Juste avant cet épisode, Jésus avait annoncé à ses disciples qu’il allait être
livré et condamné à mourir. Il avait aussi annoncé à ses amis qu’il leur faudrait
prendre à leur tour leur croix et le suivre (les fameux efforts à faire !).
Peut-être les a-t-il senti désorientés, un peu perdu devant tant de choses à
digérer. Alors, l’espace d’un instant, à trois d’entre eux, il se révèle tel qu’il
est depuis toujours et tel qu’il sera pour toujours : dans la gloire de Dieu
lui-même. A ceux à qui il vient de demander de prendre leur croix, il révèle le
but, ce qu’ils ont à gagner à le suivre sur ce chemin certes exigeant :
rien moins que la vie dans la gloire avec le Christ, leur maître. Je ne dis pas
que cela rend la croix plus supportable, mais cela éclaire d’un jour nouveau le
chemin à parcourir ; cela donne de la force et de l’espérance dans les
difficultés.
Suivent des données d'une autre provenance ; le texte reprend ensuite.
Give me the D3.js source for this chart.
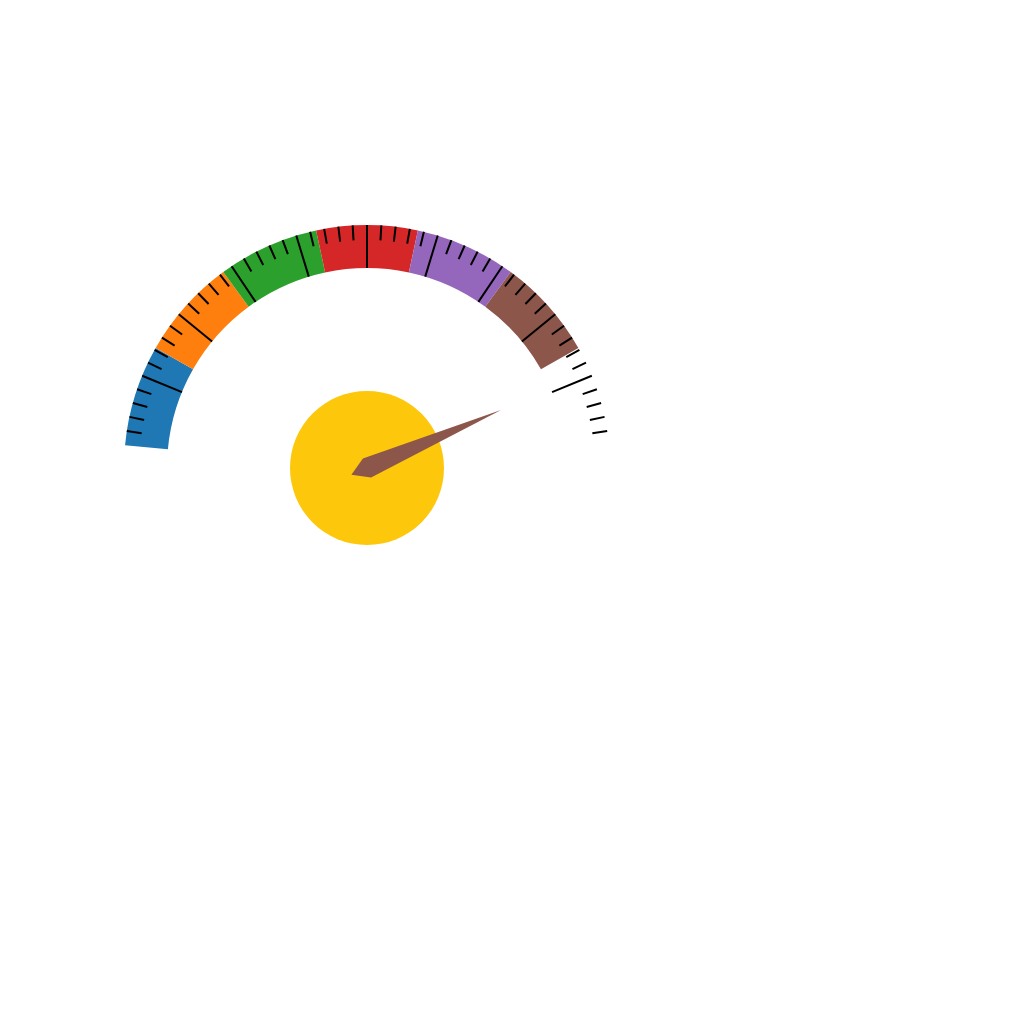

Cela redit le projet de Dieu pour tous et pour chacun et nous
rappelle qu’il nous donne la grâce nécessaire pour le réaliser.
Ne faisons
donc pas des efforts de carême pour faire des efforts de carême ; mais
faisons une place plus grande au Christ qui vient nous sauver. Accueillons sa
grâce, accueillons sa vie en nous et nous n’aurons plus qu’une envie : lui
laisser toute la place nécessaire pour que ce ne soit plus nous, ni le Mal, ni
nos passions, mais lui qui vive en nous, aujourd’hui et toujours. Parce que tel
est son projet à lui, tel est son amour pour nous. Amen.